Find the line containing "Emit a LaTeX", then print it and each following line through the end of the records, exactly and with nothing added; leave out any pictures.

*** Records supplied ***

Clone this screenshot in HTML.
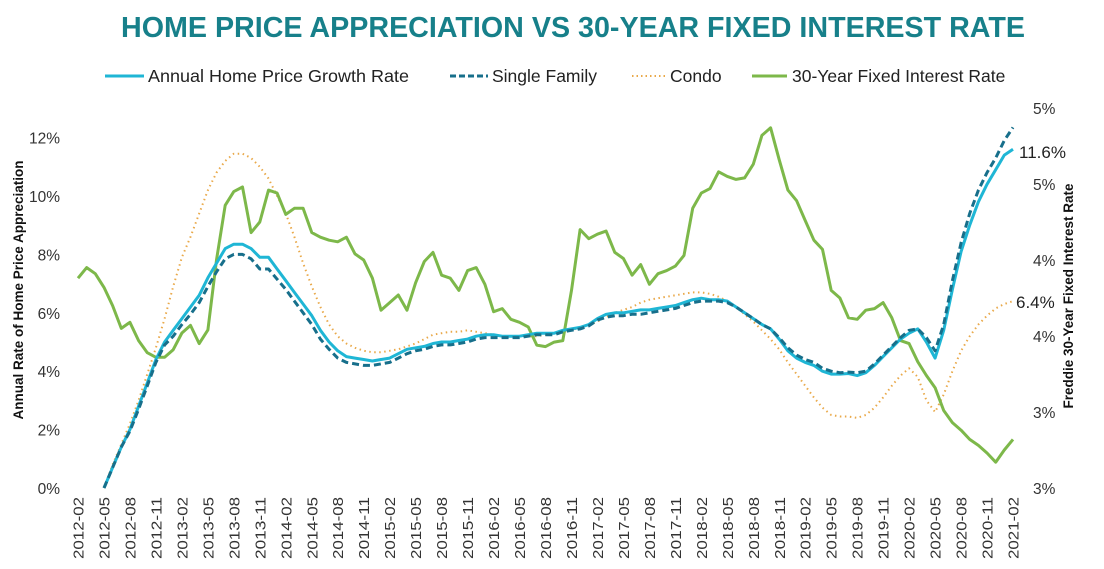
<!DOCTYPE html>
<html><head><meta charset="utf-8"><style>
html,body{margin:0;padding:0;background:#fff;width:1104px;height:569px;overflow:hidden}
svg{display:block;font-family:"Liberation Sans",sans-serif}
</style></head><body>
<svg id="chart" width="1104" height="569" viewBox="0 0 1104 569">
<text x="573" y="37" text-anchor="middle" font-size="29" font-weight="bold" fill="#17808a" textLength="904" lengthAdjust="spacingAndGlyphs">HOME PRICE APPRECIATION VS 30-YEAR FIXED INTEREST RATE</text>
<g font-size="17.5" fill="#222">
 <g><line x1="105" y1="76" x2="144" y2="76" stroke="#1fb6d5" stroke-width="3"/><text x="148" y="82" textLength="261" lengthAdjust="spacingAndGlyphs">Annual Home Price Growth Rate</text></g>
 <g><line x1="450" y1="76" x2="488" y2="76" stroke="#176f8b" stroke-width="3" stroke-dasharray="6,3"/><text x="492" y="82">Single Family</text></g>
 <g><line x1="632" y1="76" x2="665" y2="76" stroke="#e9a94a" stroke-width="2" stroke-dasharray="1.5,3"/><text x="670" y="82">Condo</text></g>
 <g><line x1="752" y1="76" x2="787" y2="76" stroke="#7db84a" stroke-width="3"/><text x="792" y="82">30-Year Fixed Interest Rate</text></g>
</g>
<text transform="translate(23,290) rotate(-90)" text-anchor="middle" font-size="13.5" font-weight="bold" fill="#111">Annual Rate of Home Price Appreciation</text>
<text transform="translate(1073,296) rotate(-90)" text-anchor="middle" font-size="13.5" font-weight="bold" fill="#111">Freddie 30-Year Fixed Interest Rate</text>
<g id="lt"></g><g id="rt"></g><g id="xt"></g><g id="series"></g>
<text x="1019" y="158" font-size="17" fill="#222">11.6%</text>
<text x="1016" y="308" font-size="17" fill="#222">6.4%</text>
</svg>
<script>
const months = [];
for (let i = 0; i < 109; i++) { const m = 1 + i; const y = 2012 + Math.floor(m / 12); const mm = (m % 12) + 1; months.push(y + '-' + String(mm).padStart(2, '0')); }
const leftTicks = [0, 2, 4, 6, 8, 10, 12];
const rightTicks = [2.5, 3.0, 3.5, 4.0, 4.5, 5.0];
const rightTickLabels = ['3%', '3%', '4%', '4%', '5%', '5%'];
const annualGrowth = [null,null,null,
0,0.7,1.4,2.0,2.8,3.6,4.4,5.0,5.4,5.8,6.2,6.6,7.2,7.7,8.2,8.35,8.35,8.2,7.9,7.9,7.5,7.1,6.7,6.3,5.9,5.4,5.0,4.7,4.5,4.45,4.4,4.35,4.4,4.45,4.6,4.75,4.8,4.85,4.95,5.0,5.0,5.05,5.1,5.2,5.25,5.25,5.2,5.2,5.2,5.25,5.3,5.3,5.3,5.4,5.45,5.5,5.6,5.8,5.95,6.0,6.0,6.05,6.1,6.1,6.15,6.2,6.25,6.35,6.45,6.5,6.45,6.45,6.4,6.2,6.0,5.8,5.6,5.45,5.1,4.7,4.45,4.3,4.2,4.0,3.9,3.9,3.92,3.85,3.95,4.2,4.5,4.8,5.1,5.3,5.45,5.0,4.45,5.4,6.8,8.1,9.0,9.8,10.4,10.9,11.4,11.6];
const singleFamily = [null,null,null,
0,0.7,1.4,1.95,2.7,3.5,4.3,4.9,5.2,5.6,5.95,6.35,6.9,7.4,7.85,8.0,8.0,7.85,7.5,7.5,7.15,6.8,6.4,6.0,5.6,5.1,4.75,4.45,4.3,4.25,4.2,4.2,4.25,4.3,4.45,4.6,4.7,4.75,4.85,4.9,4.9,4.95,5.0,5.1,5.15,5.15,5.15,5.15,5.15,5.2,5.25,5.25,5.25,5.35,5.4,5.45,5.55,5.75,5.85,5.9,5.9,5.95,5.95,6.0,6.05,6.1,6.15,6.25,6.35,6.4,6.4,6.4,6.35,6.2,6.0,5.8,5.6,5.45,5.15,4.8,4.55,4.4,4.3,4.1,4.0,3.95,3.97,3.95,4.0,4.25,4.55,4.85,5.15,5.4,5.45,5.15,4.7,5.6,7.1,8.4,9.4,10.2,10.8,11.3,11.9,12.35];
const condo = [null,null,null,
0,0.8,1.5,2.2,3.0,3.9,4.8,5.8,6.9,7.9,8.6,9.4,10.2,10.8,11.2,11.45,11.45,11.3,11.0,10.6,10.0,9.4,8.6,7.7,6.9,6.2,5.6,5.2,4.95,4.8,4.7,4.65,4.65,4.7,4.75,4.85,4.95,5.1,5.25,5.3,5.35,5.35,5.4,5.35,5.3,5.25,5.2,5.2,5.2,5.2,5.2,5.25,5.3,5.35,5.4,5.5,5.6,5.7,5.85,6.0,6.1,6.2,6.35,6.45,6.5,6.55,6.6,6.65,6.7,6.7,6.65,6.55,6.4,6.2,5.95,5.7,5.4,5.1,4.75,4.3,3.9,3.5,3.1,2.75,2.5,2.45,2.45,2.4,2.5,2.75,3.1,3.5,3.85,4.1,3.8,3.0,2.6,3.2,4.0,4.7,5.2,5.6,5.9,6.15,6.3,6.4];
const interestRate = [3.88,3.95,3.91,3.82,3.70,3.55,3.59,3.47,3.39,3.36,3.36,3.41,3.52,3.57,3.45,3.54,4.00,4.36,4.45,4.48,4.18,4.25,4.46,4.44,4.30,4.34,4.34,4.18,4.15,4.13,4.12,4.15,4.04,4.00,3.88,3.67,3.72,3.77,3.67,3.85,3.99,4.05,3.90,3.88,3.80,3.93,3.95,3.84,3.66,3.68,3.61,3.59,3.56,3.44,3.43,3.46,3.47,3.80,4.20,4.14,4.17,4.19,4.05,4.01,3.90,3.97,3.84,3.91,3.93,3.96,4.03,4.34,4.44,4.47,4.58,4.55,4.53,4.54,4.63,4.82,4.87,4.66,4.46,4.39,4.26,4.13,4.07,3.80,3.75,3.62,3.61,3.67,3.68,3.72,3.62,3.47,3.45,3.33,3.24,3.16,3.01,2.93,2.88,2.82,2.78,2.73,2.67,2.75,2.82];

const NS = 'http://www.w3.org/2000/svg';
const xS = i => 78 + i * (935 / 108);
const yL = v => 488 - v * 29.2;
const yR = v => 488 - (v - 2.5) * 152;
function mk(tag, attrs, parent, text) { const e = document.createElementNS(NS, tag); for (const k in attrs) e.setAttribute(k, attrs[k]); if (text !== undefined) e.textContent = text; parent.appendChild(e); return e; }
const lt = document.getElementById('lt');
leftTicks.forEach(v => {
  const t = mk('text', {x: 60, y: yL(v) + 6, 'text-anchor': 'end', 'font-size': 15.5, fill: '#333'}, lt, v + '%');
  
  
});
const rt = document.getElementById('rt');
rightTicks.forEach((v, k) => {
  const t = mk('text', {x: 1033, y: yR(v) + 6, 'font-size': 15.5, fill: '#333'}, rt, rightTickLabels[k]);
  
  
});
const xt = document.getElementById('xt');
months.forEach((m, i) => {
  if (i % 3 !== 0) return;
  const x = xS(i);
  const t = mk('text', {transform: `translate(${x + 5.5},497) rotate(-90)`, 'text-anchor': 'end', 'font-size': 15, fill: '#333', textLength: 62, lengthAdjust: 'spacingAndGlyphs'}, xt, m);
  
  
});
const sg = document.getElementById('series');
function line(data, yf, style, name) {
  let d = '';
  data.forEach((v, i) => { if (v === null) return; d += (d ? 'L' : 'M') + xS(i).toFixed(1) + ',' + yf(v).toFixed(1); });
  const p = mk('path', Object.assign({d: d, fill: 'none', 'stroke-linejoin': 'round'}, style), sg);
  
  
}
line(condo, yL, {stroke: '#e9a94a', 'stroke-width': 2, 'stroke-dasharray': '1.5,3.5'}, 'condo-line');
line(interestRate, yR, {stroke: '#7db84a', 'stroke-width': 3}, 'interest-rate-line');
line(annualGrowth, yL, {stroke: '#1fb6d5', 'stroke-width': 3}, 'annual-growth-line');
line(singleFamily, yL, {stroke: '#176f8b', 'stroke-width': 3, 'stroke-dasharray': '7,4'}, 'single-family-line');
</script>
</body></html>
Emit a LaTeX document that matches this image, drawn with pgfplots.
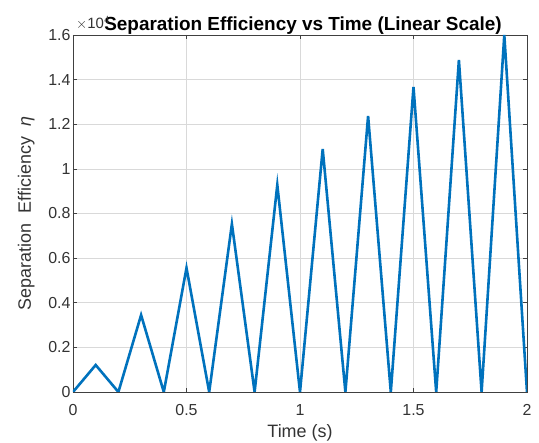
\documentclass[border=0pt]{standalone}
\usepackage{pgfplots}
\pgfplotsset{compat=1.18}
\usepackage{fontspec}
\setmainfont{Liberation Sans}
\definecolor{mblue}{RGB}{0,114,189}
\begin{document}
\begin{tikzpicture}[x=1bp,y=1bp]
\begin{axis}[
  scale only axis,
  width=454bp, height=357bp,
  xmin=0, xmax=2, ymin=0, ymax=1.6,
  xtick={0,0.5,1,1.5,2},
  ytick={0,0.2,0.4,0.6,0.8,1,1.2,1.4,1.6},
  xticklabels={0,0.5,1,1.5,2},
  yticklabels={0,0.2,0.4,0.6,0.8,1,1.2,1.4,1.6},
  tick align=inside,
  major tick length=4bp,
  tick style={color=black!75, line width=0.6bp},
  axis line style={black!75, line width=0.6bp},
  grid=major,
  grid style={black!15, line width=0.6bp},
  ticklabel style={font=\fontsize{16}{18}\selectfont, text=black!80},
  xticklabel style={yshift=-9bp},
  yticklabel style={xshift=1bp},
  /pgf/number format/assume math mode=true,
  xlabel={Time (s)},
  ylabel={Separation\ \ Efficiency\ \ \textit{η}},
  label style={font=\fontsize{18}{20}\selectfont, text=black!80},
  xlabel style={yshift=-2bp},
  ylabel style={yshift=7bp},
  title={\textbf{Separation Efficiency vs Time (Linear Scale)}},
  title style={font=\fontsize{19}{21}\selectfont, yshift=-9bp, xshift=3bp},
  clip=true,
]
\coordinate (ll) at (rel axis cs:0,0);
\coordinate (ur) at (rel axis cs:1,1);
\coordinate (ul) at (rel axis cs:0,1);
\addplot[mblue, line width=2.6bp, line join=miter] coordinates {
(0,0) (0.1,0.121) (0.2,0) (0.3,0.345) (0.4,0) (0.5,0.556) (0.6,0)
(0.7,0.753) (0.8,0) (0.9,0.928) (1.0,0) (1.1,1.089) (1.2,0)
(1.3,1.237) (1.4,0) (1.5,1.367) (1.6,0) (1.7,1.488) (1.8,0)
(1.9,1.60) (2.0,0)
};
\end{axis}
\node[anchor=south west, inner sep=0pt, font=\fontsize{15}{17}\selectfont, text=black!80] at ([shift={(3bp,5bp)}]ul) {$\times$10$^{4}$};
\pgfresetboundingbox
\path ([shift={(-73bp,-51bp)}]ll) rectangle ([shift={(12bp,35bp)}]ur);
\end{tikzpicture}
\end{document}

***

> [Output for this task]
Emit a LaTeX document that matches this image, drawn with pgfplots.
\documentclass[border=0pt]{standalone}
\usepackage{pgfplots}
\pgfplotsset{compat=1.18}
\usepackage{fontspec}
\setmainfont{Liberation Sans}
\definecolor{mblue}{RGB}{0,114,189}
\begin{document}
\begin{tikzpicture}[x=1bp,y=1bp]
\begin{axis}[
  scale only axis,
  width=454bp, height=357bp,
  xmin=0, xmax=2, ymin=0, ymax=1.6,
  xtick={0,0.5,1,1.5,2},
  ytick={0,0.2,0.4,0.6,0.8,1,1.2,1.4,1.6},
  xticklabels={0,0.5,1,1.5,2},
  yticklabels={0,0.2,0.4,0.6,0.8,1,1.2,1.4,1.6},
  tick align=inside,
  major tick length=4bp,
  tick style={color=black!75, line width=0.6bp},
  axis line style={black!75, line width=0.6bp},
  grid=major,
  grid style={black!15, line width=0.6bp},
  ticklabel style={font=\fontsize{16}{18}\selectfont, text=black!80},
  xticklabel style={yshift=-9bp},
  yticklabel style={xshift=1bp},
  /pgf/number format/assume math mode=true,
  xlabel={Time (s)},
  ylabel={Separation\ \ Efficiency\ \ \textit{η}},
  label style={font=\fontsize{18}{20}\selectfont, text=black!80},
  xlabel style={yshift=-2bp},
  ylabel style={yshift=7bp},
  title={\textbf{Separation Efficiency vs Time (Linear Scale)}},
  title style={font=\fontsize{19}{21}\selectfont, yshift=-9bp, xshift=3bp},
  clip=true,
]
\coordinate (ll) at (rel axis cs:0,0);
\coordinate (ur) at (rel axis cs:1,1);
\coordinate (ul) at (rel axis cs:0,1);
\addplot[mblue, line width=2.6bp, line join=miter] coordinates {
(0,0) (0.1,0.121) (0.2,0) (0.3,0.345) (0.4,0) (0.5,0.556) (0.6,0)
(0.7,0.753) (0.8,0) (0.9,0.928) (1.0,0) (1.1,1.089) (1.2,0)
(1.3,1.237) (1.4,0) (1.5,1.367) (1.6,0) (1.7,1.488) (1.8,0)
(1.9,1.60) (2.0,0)
};
\end{axis}
\node[anchor=south west, inner sep=0pt, font=\fontsize{15}{17}\selectfont, text=black!80] at ([shift={(3bp,5bp)}]ul) {$\times$10$^{4}$};
\pgfresetboundingbox
\path ([shift={(-73bp,-51bp)}]ll) rectangle ([shift={(12bp,35bp)}]ur);
\end{tikzpicture}
\end{document}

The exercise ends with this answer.